[Records with drawing code]
********
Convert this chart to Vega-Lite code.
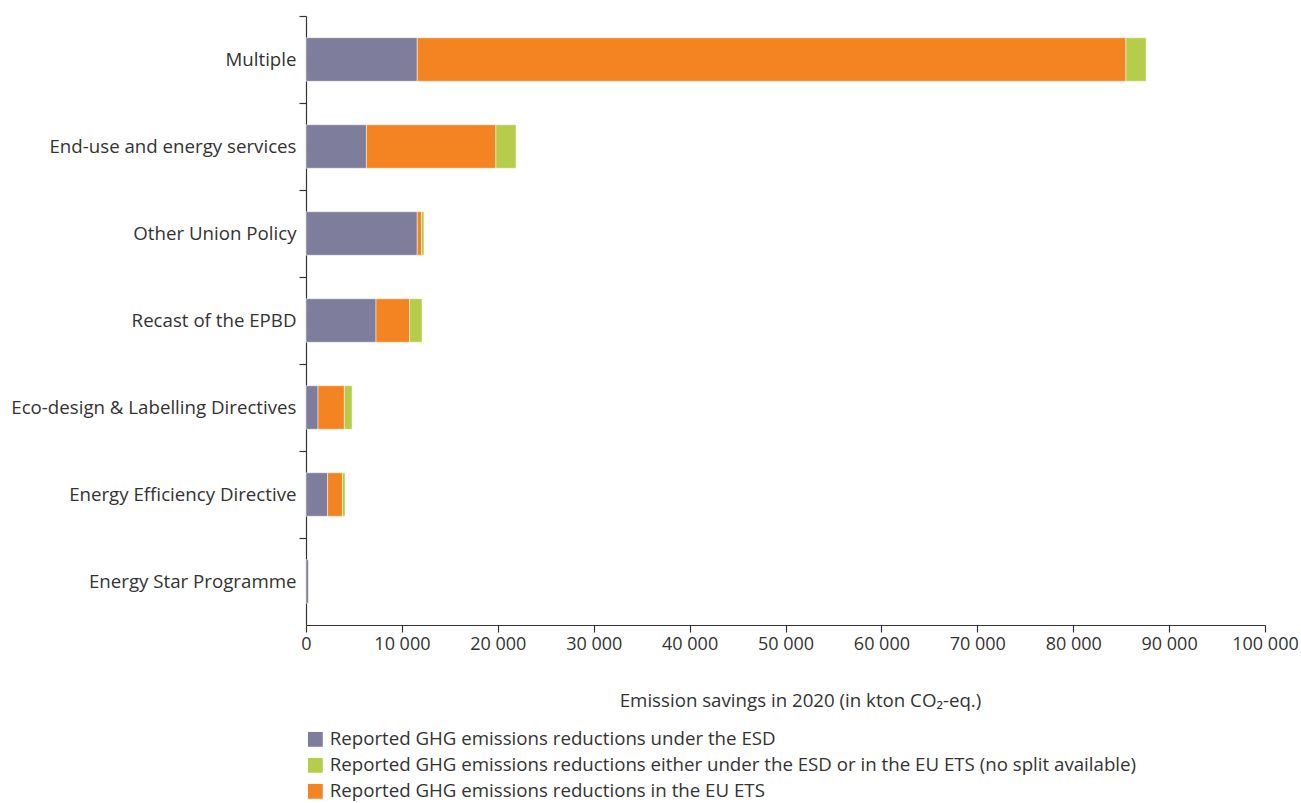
{
  "$schema": "https://vega.github.io/schema/vega-lite/v6.json",
  "width": 959,
  "height": 609,
  "autosize": {"type": "none"},
  "padding": {"left": 306, "top": 16, "right": 36, "bottom": 178},
  "background": "white",
  "config": {
    "font": "Open Sans",
    "view": {"stroke": null},
    "axis": {"labelColor": "#333333", "titleColor": "#333333", "domainColor": "#333333", "tickColor": "#333333", "labelFont": "Open Sans", "titleFont": "Open Sans"}
  },
  "data": {
    "values": [
      {"policy": "Multiple", "series": "Reported GHG emissions reductions under the ESD", "stackOrder": 1, "value": 11600},
      {"policy": "Multiple", "series": "Reported GHG emissions reductions in the EU ETS", "stackOrder": 2, "value": 73900},
      {"policy": "Multiple", "series": "Reported GHG emissions reductions either under the ESD or in the EU ETS (no split available)", "stackOrder": 3, "value": 2100},
      {"policy": "End-use and energy services", "series": "Reported GHG emissions reductions under the ESD", "stackOrder": 1, "value": 6300},
      {"policy": "End-use and energy services", "series": "Reported GHG emissions reductions in the EU ETS", "stackOrder": 2, "value": 13500},
      {"policy": "End-use and energy services", "series": "Reported GHG emissions reductions either under the ESD or in the EU ETS (no split available)", "stackOrder": 3, "value": 2100},
      {"policy": "Other Union Policy", "series": "Reported GHG emissions reductions under the ESD", "stackOrder": 1, "value": 11600},
      {"policy": "Other Union Policy", "series": "Reported GHG emissions reductions in the EU ETS", "stackOrder": 2, "value": 450},
      {"policy": "Other Union Policy", "series": "Reported GHG emissions reductions either under the ESD or in the EU ETS (no split available)", "stackOrder": 3, "value": 250},
      {"policy": "Recast of the EPBD", "series": "Reported GHG emissions reductions under the ESD", "stackOrder": 1, "value": 7300},
      {"policy": "Recast of the EPBD", "series": "Reported GHG emissions reductions in the EU ETS", "stackOrder": 2, "value": 3500},
      {"policy": "Recast of the EPBD", "series": "Reported GHG emissions reductions either under the ESD or in the EU ETS (no split available)", "stackOrder": 3, "value": 1300},
      {"policy": "Eco-design & Labelling Directives", "series": "Reported GHG emissions reductions under the ESD", "stackOrder": 1, "value": 1250},
      {"policy": "Eco-design & Labelling Directives", "series": "Reported GHG emissions reductions in the EU ETS", "stackOrder": 2, "value": 2750},
      {"policy": "Eco-design & Labelling Directives", "series": "Reported GHG emissions reductions either under the ESD or in the EU ETS (no split available)", "stackOrder": 3, "value": 800},
      {"policy": "Energy Efficiency Directive", "series": "Reported GHG emissions reductions under the ESD", "stackOrder": 1, "value": 2250},
      {"policy": "Energy Efficiency Directive", "series": "Reported GHG emissions reductions in the EU ETS", "stackOrder": 2, "value": 1550},
      {"policy": "Energy Efficiency Directive", "series": "Reported GHG emissions reductions either under the ESD or in the EU ETS (no split available)", "stackOrder": 3, "value": 270},
      {"policy": "Energy Star Programme", "series": "Reported GHG emissions reductions under the ESD", "stackOrder": 1, "value": 250}
    ]
  },
  "mark": {"type": "bar", "stroke": "#ffffff", "strokeWidth": 0.6, "strokeOpacity": 0.8},
  "encoding": {
    "y": {
      "field": "policy",
      "type": "nominal",
      "sort": ["Multiple", "End-use and energy services", "Other Union Policy", "Recast of the EPBD", "Eco-design & Labelling Directives", "Energy Efficiency Directive", "Energy Star Programme"],
      "scale": {"paddingInner": 0.5, "paddingOuter": 0.25},
      "axis": {
        "title": null,
        "bandPosition": -0.5,
        "tickSize": 7,
        "labelFontSize": 18.7,
        "labelPadding": 3,
        "labelLimit": 400,
        "domainWidth": 1.2,
        "tickWidth": 1.2
      }
    },
    "x": {
      "field": "value",
      "type": "quantitative",
      "stack": "zero",
      "scale": {"domain": [0, 100000], "nice": false},
      "axis": {
        "title": "Emission savings in 2020 (in kton CO₂-eq.)",
        "values": [0, 10000, 20000, 30000, 40000, 50000, 60000, 70000, 80000, 90000, 100000],
        "labelExpr": "replace(format(datum.value, ',d'), ',', ' ')",
        "grid": false,
        "tickSize": 7,
        "labelFontSize": 18,
        "labelPadding": 3,
        "labelFlush": false,
        "titleFontSize": 18.7,
        "titleFontWeight": "normal",
        "titleX": 494,
        "titleY": 75,
        "titleBaseline": "middle",
        "titleAnchor": null,
        "domainWidth": 1.2,
        "tickWidth": 1.2
      }
    },
    "color": {
      "field": "series",
      "type": "nominal",
      "scale": {
        "domain": ["Reported GHG emissions reductions under the ESD", "Reported GHG emissions reductions either under the ESD or in the EU ETS (no split available)", "Reported GHG emissions reductions in the EU ETS"],
        "range": ["#7e7d9c", "#b6cc4b", "#f48422"]
      },
      "legend": {
        "title": null,
        "orient": "none",
        "legendX": 0,
        "legendY": 714,
        "direction": "vertical",
        "symbolType": "square",
        "symbolSize": 220,
        "symbolStrokeWidth": 0,
        "labelFontSize": 18.7,
        "labelColor": "#333333",
        "labelFont": "Open Sans",
        "labelLimit": 1000,
        "labelOffset": 5,
        "rowPadding": 6
      }
    },
    "order": {"field": "stackOrder", "type": "quantitative"}
  }
}
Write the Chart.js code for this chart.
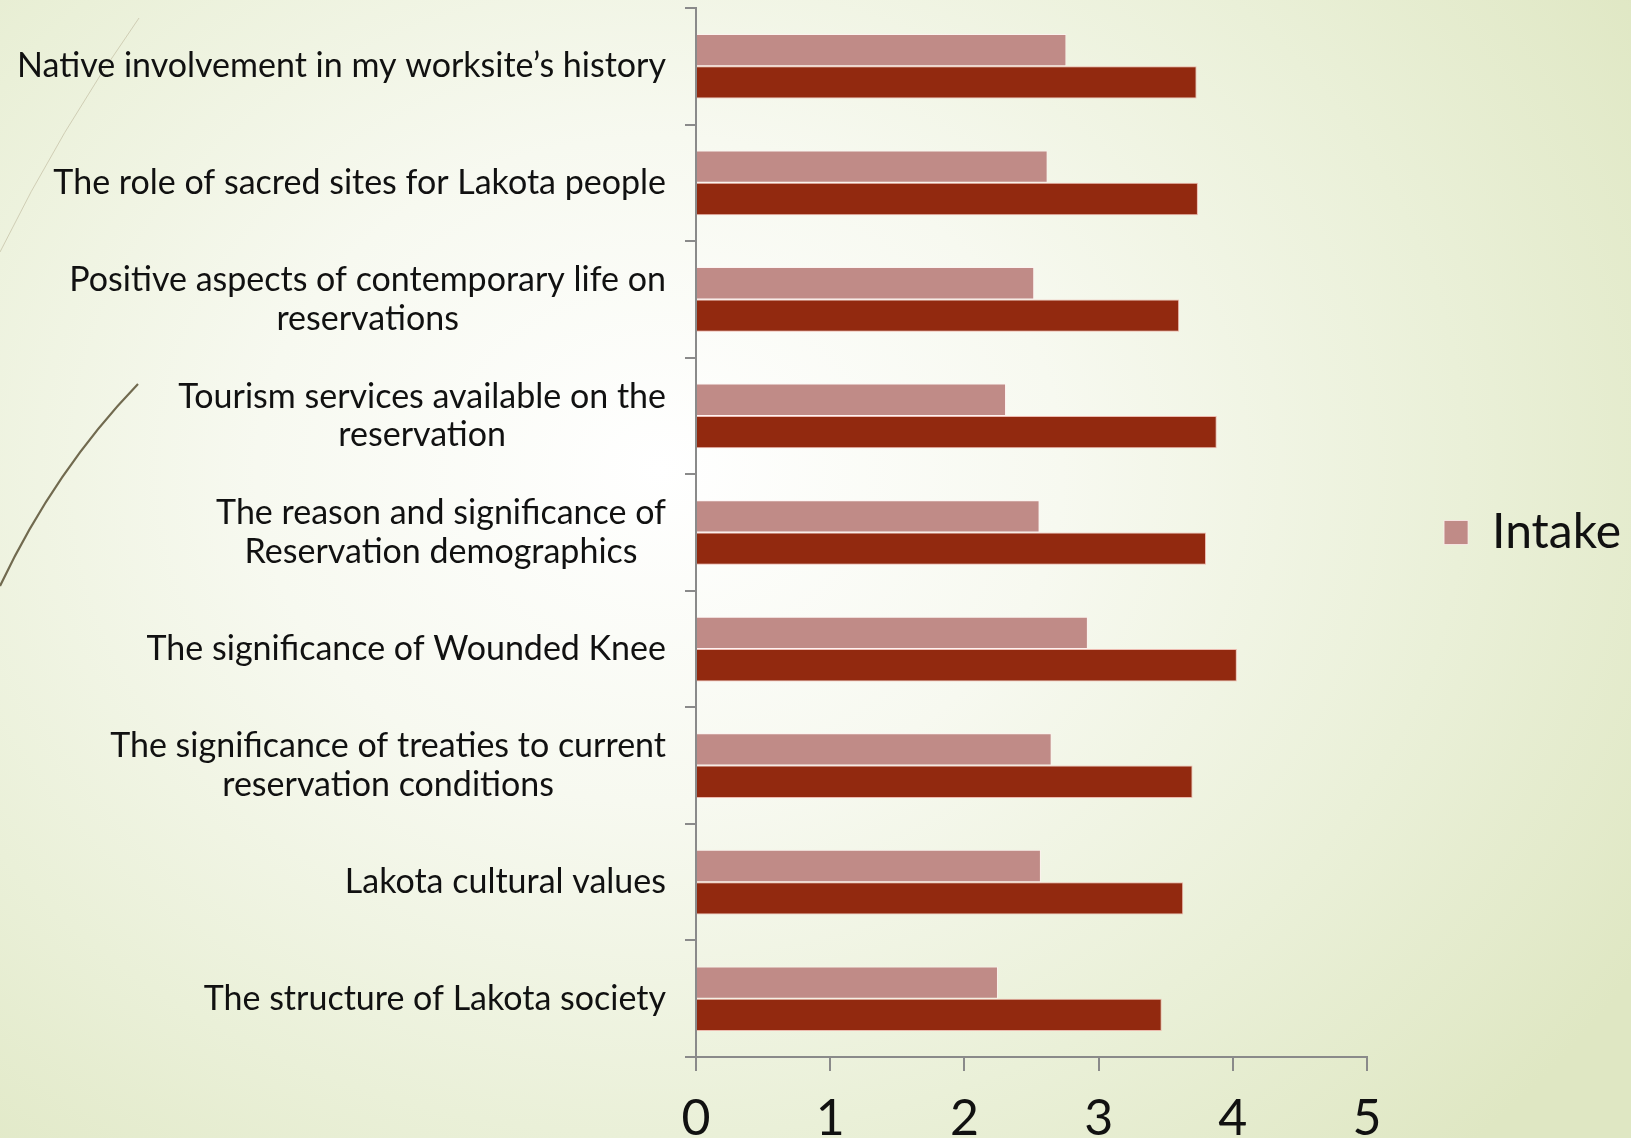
********
▶ [WRITTEN REQUEST] Transcribe the listing in full and omit the pictures.

▶ [TASK RESULT]
Convert this chart to Vega-Lite code.
{
  "$schema": "https://vega.github.io/schema/vega-lite/v6.json",
  "width": 959,
  "height": 609,
  "autosize": {"type": "none"},
  "padding": {"left": 306, "top": 16, "right": 36, "bottom": 178},
  "background": "white",
  "config": {
    "font": "Open Sans",
    "view": {"stroke": null},
    "axis": {"labelColor": "#333333", "titleColor": "#333333", "domainColor": "#333333", "tickColor": "#333333", "labelFont": "Open Sans", "titleFont": "Open Sans"}
  },
  "data": {
    "values": [
      {"policy": "Multiple", "series": "Reported GHG emissions reductions under the ESD", "stackOrder": 1, "value": 11600},
      {"policy": "Multiple", "series": "Reported GHG emissions reductions in the EU ETS", "stackOrder": 2, "value": 73900},
      {"policy": "Multiple", "series": "Reported GHG emissions reductions either under the ESD or in the EU ETS (no split available)", "stackOrder": 3, "value": 2100},
      {"policy": "End-use and energy services", "series": "Reported GHG emissions reductions under the ESD", "stackOrder": 1, "value": 6300},
      {"policy": "End-use and energy services", "series": "Reported GHG emissions reductions in the EU ETS", "stackOrder": 2, "value": 13500},
      {"policy": "End-use and energy services", "series": "Reported GHG emissions reductions either under the ESD or in the EU ETS (no split available)", "stackOrder": 3, "value": 2100},
      {"policy": "Other Union Policy", "series": "Reported GHG emissions reductions under the ESD", "stackOrder": 1, "value": 11600},
      {"policy": "Other Union Policy", "series": "Reported GHG emissions reductions in the EU ETS", "stackOrder": 2, "value": 450},
      {"policy": "Other Union Policy", "series": "Reported GHG emissions reductions either under the ESD or in the EU ETS (no split available)", "stackOrder": 3, "value": 250},
      {"policy": "Recast of the EPBD", "series": "Reported GHG emissions reductions under the ESD", "stackOrder": 1, "value": 7300},
      {"policy": "Recast of the EPBD", "series": "Reported GHG emissions reductions in the EU ETS", "stackOrder": 2, "value": 3500},
      {"policy": "Recast of the EPBD", "series": "Reported GHG emissions reductions either under the ESD or in the EU ETS (no split available)", "stackOrder": 3, "value": 1300},
      {"policy": "Eco-design & Labelling Directives", "series": "Reported GHG emissions reductions under the ESD", "stackOrder": 1, "value": 1250},
      {"policy": "Eco-design & Labelling Directives", "series": "Reported GHG emissions reductions in the EU ETS", "stackOrder": 2, "value": 2750},
      {"policy": "Eco-design & Labelling Directives", "series": "Reported GHG emissions reductions either under the ESD or in the EU ETS (no split available)", "stackOrder": 3, "value": 800},
      {"policy": "Energy Efficiency Directive", "series": "Reported GHG emissions reductions under the ESD", "stackOrder": 1, "value": 2250},
      {"policy": "Energy Efficiency Directive", "series": "Reported GHG emissions reductions in the EU ETS", "stackOrder": 2, "value": 1550},
      {"policy": "Energy Efficiency Directive", "series": "Reported GHG emissions reductions either under the ESD or in the EU ETS (no split available)", "stackOrder": 3, "value": 270},
      {"policy": "Energy Star Programme", "series": "Reported GHG emissions reductions under the ESD", "stackOrder": 1, "value": 250}
    ]
  },
  "mark": {"type": "bar", "stroke": "#ffffff", "strokeWidth": 0.6, "strokeOpacity": 0.8},
  "encoding": {
    "y": {
      "field": "policy",
      "type": "nominal",
      "sort": ["Multiple", "End-use and energy services", "Other Union Policy", "Recast of the EPBD", "Eco-design & Labelling Directives", "Energy Efficiency Directive", "Energy Star Programme"],
      "scale": {"paddingInner": 0.5, "paddingOuter": 0.25},
      "axis": {
        "title": null,
        "bandPosition": -0.5,
        "tickSize": 7,
        "labelFontSize": 18.7,
        "labelPadding": 3,
        "labelLimit": 400,
        "domainWidth": 1.2,
        "tickWidth": 1.2
      }
    },
    "x": {
      "field": "value",
      "type": "quantitative",
      "stack": "zero",
      "scale": {"domain": [0, 100000], "nice": false},
      "axis": {
        "title": "Emission savings in 2020 (in kton CO₂-eq.)",
        "values": [0, 10000, 20000, 30000, 40000, 50000, 60000, 70000, 80000, 90000, 100000],
        "labelExpr": "replace(format(datum.value, ',d'), ',', ' ')",
        "grid": false,
        "tickSize": 7,
        "labelFontSize": 18,
        "labelPadding": 3,
        "labelFlush": false,
        "titleFontSize": 18.7,
        "titleFontWeight": "normal",
        "titleX": 494,
        "titleY": 75,
        "titleBaseline": "middle",
        "titleAnchor": null,
        "domainWidth": 1.2,
        "tickWidth": 1.2
      }
    },
    "color": {
      "field": "series",
      "type": "nominal",
      "scale": {
        "domain": ["Reported GHG emissions reductions under the ESD", "Reported GHG emissions reductions either under the ESD or in the EU ETS (no split available)", "Reported GHG emissions reductions in the EU ETS"],
        "range": ["#7e7d9c", "#b6cc4b", "#f48422"]
      },
      "legend": {
        "title": null,
        "orient": "none",
        "legendX": 0,
        "legendY": 714,
        "direction": "vertical",
        "symbolType": "square",
        "symbolSize": 220,
        "symbolStrokeWidth": 0,
        "labelFontSize": 18.7,
        "labelColor": "#333333",
        "labelFont": "Open Sans",
        "labelLimit": 1000,
        "labelOffset": 5,
        "rowPadding": 6
      }
    },
    "order": {"field": "stackOrder", "type": "quantitative"}
  }
}
Write the Chart.js code for this chart.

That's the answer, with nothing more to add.